• [THE TASK] From the first line of the data below through the line bearing "ax.set_facecolor('white')", reproduce each line exactly; do not include pictures.

------------------------

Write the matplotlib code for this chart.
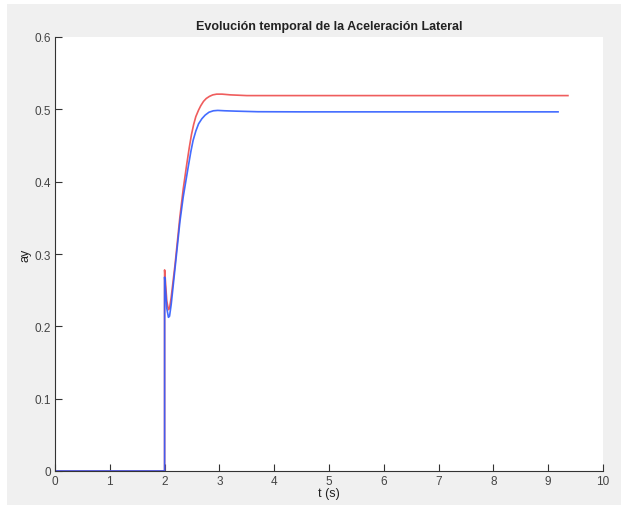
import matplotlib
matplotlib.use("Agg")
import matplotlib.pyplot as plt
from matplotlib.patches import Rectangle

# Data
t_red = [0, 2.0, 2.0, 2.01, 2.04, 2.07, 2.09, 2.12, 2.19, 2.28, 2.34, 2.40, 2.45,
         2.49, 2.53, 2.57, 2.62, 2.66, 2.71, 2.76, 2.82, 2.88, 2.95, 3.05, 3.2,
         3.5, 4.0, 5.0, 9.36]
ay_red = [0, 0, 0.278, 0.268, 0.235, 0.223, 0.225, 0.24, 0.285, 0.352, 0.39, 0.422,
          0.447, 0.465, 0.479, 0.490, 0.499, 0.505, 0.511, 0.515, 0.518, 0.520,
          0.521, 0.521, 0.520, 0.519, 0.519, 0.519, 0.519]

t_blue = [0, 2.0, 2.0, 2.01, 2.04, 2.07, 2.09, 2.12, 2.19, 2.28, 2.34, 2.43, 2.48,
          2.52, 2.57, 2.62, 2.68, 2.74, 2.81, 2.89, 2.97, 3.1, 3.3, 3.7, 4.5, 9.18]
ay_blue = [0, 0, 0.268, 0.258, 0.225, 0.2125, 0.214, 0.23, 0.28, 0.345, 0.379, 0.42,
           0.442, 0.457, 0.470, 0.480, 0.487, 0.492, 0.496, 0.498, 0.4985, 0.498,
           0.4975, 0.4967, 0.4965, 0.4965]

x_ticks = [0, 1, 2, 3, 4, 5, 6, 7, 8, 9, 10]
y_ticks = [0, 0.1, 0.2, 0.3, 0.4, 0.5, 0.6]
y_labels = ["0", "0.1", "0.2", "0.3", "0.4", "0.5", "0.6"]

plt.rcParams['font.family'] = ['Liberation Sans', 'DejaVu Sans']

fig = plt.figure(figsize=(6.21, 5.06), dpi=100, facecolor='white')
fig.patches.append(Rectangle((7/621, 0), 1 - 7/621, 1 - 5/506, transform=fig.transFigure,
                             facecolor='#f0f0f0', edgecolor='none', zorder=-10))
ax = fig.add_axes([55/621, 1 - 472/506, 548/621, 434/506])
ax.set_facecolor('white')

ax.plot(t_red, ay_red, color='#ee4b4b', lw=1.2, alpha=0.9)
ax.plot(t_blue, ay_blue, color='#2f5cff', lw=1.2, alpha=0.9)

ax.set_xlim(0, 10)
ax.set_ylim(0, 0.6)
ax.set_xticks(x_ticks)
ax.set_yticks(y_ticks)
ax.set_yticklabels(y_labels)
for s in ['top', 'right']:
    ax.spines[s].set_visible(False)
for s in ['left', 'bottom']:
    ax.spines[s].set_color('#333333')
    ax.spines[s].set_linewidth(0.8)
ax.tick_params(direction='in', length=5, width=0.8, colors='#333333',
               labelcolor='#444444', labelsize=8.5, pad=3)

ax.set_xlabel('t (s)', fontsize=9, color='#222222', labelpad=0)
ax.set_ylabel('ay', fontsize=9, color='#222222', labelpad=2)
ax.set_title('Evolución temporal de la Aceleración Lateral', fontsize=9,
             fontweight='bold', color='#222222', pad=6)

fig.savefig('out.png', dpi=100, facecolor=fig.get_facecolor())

------------------------

• [TASK RESPONSE]
Write the matplotlib code for this chart.
import matplotlib
matplotlib.use("Agg")
import matplotlib.pyplot as plt
from matplotlib.patches import Rectangle

# Data
t_red = [0, 2.0, 2.0, 2.01, 2.04, 2.07, 2.09, 2.12, 2.19, 2.28, 2.34, 2.40, 2.45,
         2.49, 2.53, 2.57, 2.62, 2.66, 2.71, 2.76, 2.82, 2.88, 2.95, 3.05, 3.2,
         3.5, 4.0, 5.0, 9.36]
ay_red = [0, 0, 0.278, 0.268, 0.235, 0.223, 0.225, 0.24, 0.285, 0.352, 0.39, 0.422,
          0.447, 0.465, 0.479, 0.490, 0.499, 0.505, 0.511, 0.515, 0.518, 0.520,
          0.521, 0.521, 0.520, 0.519, 0.519, 0.519, 0.519]

t_blue = [0, 2.0, 2.0, 2.01, 2.04, 2.07, 2.09, 2.12, 2.19, 2.28, 2.34, 2.43, 2.48,
          2.52, 2.57, 2.62, 2.68, 2.74, 2.81, 2.89, 2.97, 3.1, 3.3, 3.7, 4.5, 9.18]
ay_blue = [0, 0, 0.268, 0.258, 0.225, 0.2125, 0.214, 0.23, 0.28, 0.345, 0.379, 0.42,
           0.442, 0.457, 0.470, 0.480, 0.487, 0.492, 0.496, 0.498, 0.4985, 0.498,
           0.4975, 0.4967, 0.4965, 0.4965]

x_ticks = [0, 1, 2, 3, 4, 5, 6, 7, 8, 9, 10]
y_ticks = [0, 0.1, 0.2, 0.3, 0.4, 0.5, 0.6]
y_labels = ["0", "0.1", "0.2", "0.3", "0.4", "0.5", "0.6"]

plt.rcParams['font.family'] = ['Liberation Sans', 'DejaVu Sans']

fig = plt.figure(figsize=(6.21, 5.06), dpi=100, facecolor='white')
fig.patches.append(Rectangle((7/621, 0), 1 - 7/621, 1 - 5/506, transform=fig.transFigure,
                             facecolor='#f0f0f0', edgecolor='none', zorder=-10))
ax = fig.add_axes([55/621, 1 - 472/506, 548/621, 434/506])
ax.set_facecolor('white')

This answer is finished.